Algebra & Number Theory Seminar Spring 2016

Fridays from 12:00-1:00pm

McHenry Library room 4130
For more information please contact Professor Samit Dasgupta or call the Mathematics Department at 831-459-2969

Friday, April 8, 2016

"On p-adic Regulators"

Samit Dasgupta, University of California, Santa Cruz

In this purely expository talk, I will define the p-adic regulators of Leopoldt and Gross associated to characters of totally real fields.  I will describe the importance of these regulators via their relation to Iwasawa theory and the special values of p-adic L-functions.

Friday, April 22, 2016

"The fundamental weights of vector-valued modular forms"
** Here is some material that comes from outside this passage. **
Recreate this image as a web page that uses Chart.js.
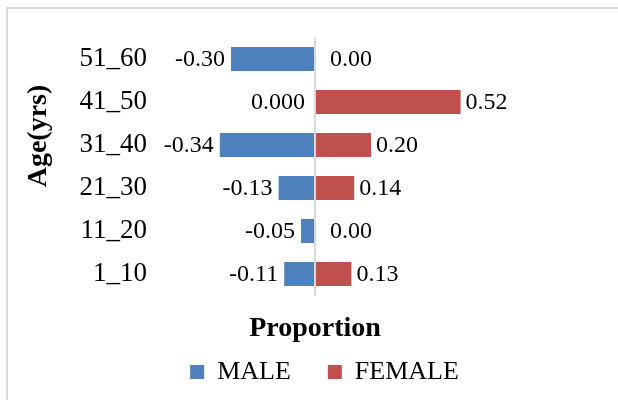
<html>
<head>
<meta charset="UTF-8">
<title>Age proportion by sex</title>
<script src="https://cdn.jsdelivr.net/npm/chart.js"></script>
<style>
  body { margin: 0; background: #fff; }
  #chartBox { width: 618px; height: 400px; }
</style>
</head>
<body>
<div id="chartBox"><canvas id="ageChart" width="618" height="400"></canvas></div>
<script>
// --- Data (top row first) ---
const ageGroups    = ['51_60', '41_50', '31_40', '21_30', '11_20', '1_10'];
const maleValues   = [-0.30, 0, -0.34, -0.13, -0.05, -0.11];
const femaleValues = [0.00, 0.52, 0.20, 0.14, 0.00, 0.13];
const maleText     = ['-0.30', '0.000', '-0.34', '-0.13', '-0.05', '-0.11'];
const femaleText   = ['0.00', '0.52', '0.20', '0.14', '0.00', '0.13'];

const SERIF = '"Liberation Serif", "Times New Roman", serif';
Chart.defaults.font.family = SERIF;
Chart.defaults.color = '#000';

// white background + the light frame (left and top edges show)
const frame = {
  id: 'frame',
  beforeDraw(chart) {
    const ctx = chart.ctx;
    ctx.save();
    ctx.fillStyle = '#fff';
    ctx.fillRect(0, 0, chart.width, chart.height);
    ctx.strokeStyle = '#d9d9d9';
    ctx.lineWidth = 2;
    ctx.beginPath();
    ctx.moveTo(7, chart.height);
    ctx.lineTo(7, 8);
    ctx.lineTo(chart.width, 8);
    ctx.stroke();
    ctx.restore();
  }
};

// value labels beside each bar + the vertical axis title
const valueLabels = {
  id: 'valueLabels',
  afterDatasetsDraw(chart) {
    const ctx = chart.ctx;
    const xs = chart.scales.x;
    ctx.save();
    ctx.font = '24px ' + SERIF;
    ctx.fillStyle = '#000';
    ctx.textBaseline = 'middle';
    chart.data.datasets.forEach((ds, i) => {
      const texts = i === 0 ? maleText : femaleText;
      chart.getDatasetMeta(i).data.forEach((bar, j) => {
        const v = ds.data[j];
        const end = xs.getPixelForValue(v);
        if (i === 0) {
          ctx.textAlign = 'right';
          ctx.fillText(texts[j], end - (v === 0 ? 10 : 6), bar.y + 1);
        } else {
          ctx.textAlign = 'left';
          ctx.fillText(texts[j], end + (v === 0 ? 15 : 5), bar.y + 1);
        }
      });
    });

    // y axis title sits higher than the plot centre
    ctx.font = 'bold 28px ' + SERIF;
    ctx.textAlign = 'center';
    ctx.translate(39, 136);
    ctx.rotate(-Math.PI / 2);
    ctx.fillText('Age(yrs)', 0, 0);
    ctx.restore();
  }
};

new Chart(document.getElementById('ageChart'), {
  type: 'bar',
  data: {
    labels: ageGroups,
    datasets: [
      { label: 'MALE', data: maleValues, backgroundColor: '#4F81BD', barPercentage: 0.56, categoryPercentage: 1 },
      { label: 'FEMALE', data: femaleValues, backgroundColor: '#C0504D', barPercentage: 0.56, categoryPercentage: 1 }
    ]
  },
  options: {
    indexAxis: 'y',
    responsive: false,
    animation: false,
    // negative right padding widens the legend band so it centres like the original;
    // the empty right axis keeps the plot's right edge in place
    layout: { padding: { left: 8, top: 37.5, right: -23, bottom: 5 } },
    plugins: {
      legend: {
        position: 'bottom',
        labels: { boxWidth: 14, boxHeight: 14, padding: 37, font: { size: 26 } }
      },
      tooltip: { enabled: false }
    },
    scales: {
      x: {
        stacked: true,
        min: -0.6, max: 0.6,
        ticks: { display: false, stepSize: 0.2 },
        grid: {
          drawTicks: false,
          lineWidth: 2,
          color: c => Math.abs(c.tick.value) < 1e-9 ? '#d9d9d9' : 'rgba(0,0,0,0)'
        },
        border: { display: false },
        title: { display: true, text: 'Proportion', font: { size: 28, weight: 'bold' }, padding: { top: 0, bottom: -23.8 } },
        afterFit: s => { s.height = 26.5; }
      },
      y: {
        stacked: true,
        ticks: { font: { size: 27 }, padding: 0, autoSkip: false },
        grid: { display: false, drawTicks: false },
        border: { display: false },
        afterFit: s => { s.width = 139; }
      },
      yRight: {
        type: 'category',
        position: 'right',
        ticks: { display: false },
        grid: { display: false, drawTicks: false },
        border: { display: false },
        afterFit: s => { s.width = 158; }
      }
    }
  },
  plugins: [frame, valueLabels]
});
</script>
</body>
</html>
Geoff Mason, University of California, Santa Cruz

The fundamental weights of a finite-dimensional representation $\rho$ of the modular group are an important set of numerical invariants thatarise naturally in the study of $\rho$ and its associated modular forms. They can be studied geometrically (vector bundles) and algebraically (rings of differential operators). They have surprising properties, some ofwhich remain conjecture. I will describe what we know and what we would like to know about them

Friday, April 29, 2016

"Slopes of modular forms and the ghost conjecture"

John Bergdall, Boston University

In this talk we will discuss the p-adic properties of the Atkin-Lehner Up operator acting on spaces of cuspforms as the weight varies. Specifically we will construct a completely explicit and elementary two-variable Fredholm series over Zp, one of the variables being the weight, whose Newton polygons, weight-by-weight, we conjecture to be computing the so-called slopes of Up in the Buzzard regular case. Time permitting we will discuss the evidence for our conjecture and consequences. This is joint work with Robert Pollack.

Friday, May 6, 2016

"Motives with Galois group type of G_2 - construction of Gross and Savin revisited"

Sug Woo Shin, University of California, Berkeley

Serre asked whether there exists a motive (over Q) with Galois group G_2. Put it in another way, the question is to find (a compatible family of) ell-adic Galois representations whose image has Zariski closure G_2. This has been answered affirmatively since 2010 by Dettweiler and Reiter, Khare-Larsen-Savin, Yun, and Patrikis (including generalizations to exceptional groups other than G_2). In this talk I revisit the construction of Gross-Savin (which was conditional when proposed in 1998) which aims to realize such a motive in the cohomology of a Siegel modular variety of genus 3 via exceptional theta correspondence between G_2 and PGSp_6. Then I will explain that the construction is now unconditional due to my recent work with Arno Kret on the construction of GSpin(2n+1)-valued Galois representations in the cohomology of Siegel modular varieties, closing with some open questions raised by Gross and Savin.

Friday, May 13, 2016

"Galois representations attached to elliptic curves, and torsion subgroups"

Álvaro Lozano-Robledo, University of Connecticut

In this talk we will discuss what is known about the images of Galois representations attached to elliptic curves (mostly over $\mathbb{Q}$), and what consequences we can deduce about the field of definition of their torsion subgroups. In particular, we will discuss applications of recent results of Rouse and Zureick-Brown, and Sutherland and Zywina, about 2-adic images, and mod-p images of Galois representations, respectively. For instance, we will show sharp divisibility bounds (explicit) for the degree of the field of definition of any 2-primary torsion structure of an elliptic curve defined over $\mathbb{Q}$.

Friday, May 20, 2016 
** Note Room Change: McHenry 1257 **

"The distribution of consecutive primes"

Robert Lemke Oliver, Stanford University

While the sequence of primes is very well distributed in the reduced residue classes (mod q), the distribution of pairs of consecutive primes among the permissible pairs of reduced residue classes (mod q) is surprisingly erratic.  We propose a conjectural explanation for this phenomenon, based on the Hardy-Littlewood conjectures, which fits the observed data very well.  We also study the distribution of the terms predicted by the conjecture, which proves to be surprisingly subtle.  This is joint work with Kannan Soundararajan.

Friday, May 27, 2016

"Half-integer weight modular forms"

Richard Gottesman, University of California, Santa Cruz

This expository talk is aimed at graduate students. Half-integer weight modular forms play prominent roles in both number theory and geometry.  The Dedekind eta function and the Jacobi theta function are both modular forms of weight 1/2. In this talk, I will give an introduction to the rich theory of half-integer weight modular forms. No previous background with half-integer weight modular forms will be assumed.

Friday, June 3, 2016

"Algebraic tori and a computational inverse Galois problem"

David Roe, University of Pittsburgh

Algebraic tori play a central role in the structure theory and representation theory of algebraic groups.  I will describe an ongoing project to investigate algebraic tori over p-adic fields.  The project naturally divides into two parts: finding finite subgroups of GL(n,Z) and listing all p-adic fields with a given Galois group.  I will summarize existing work on the first part, and present a new algorithm for the second problem.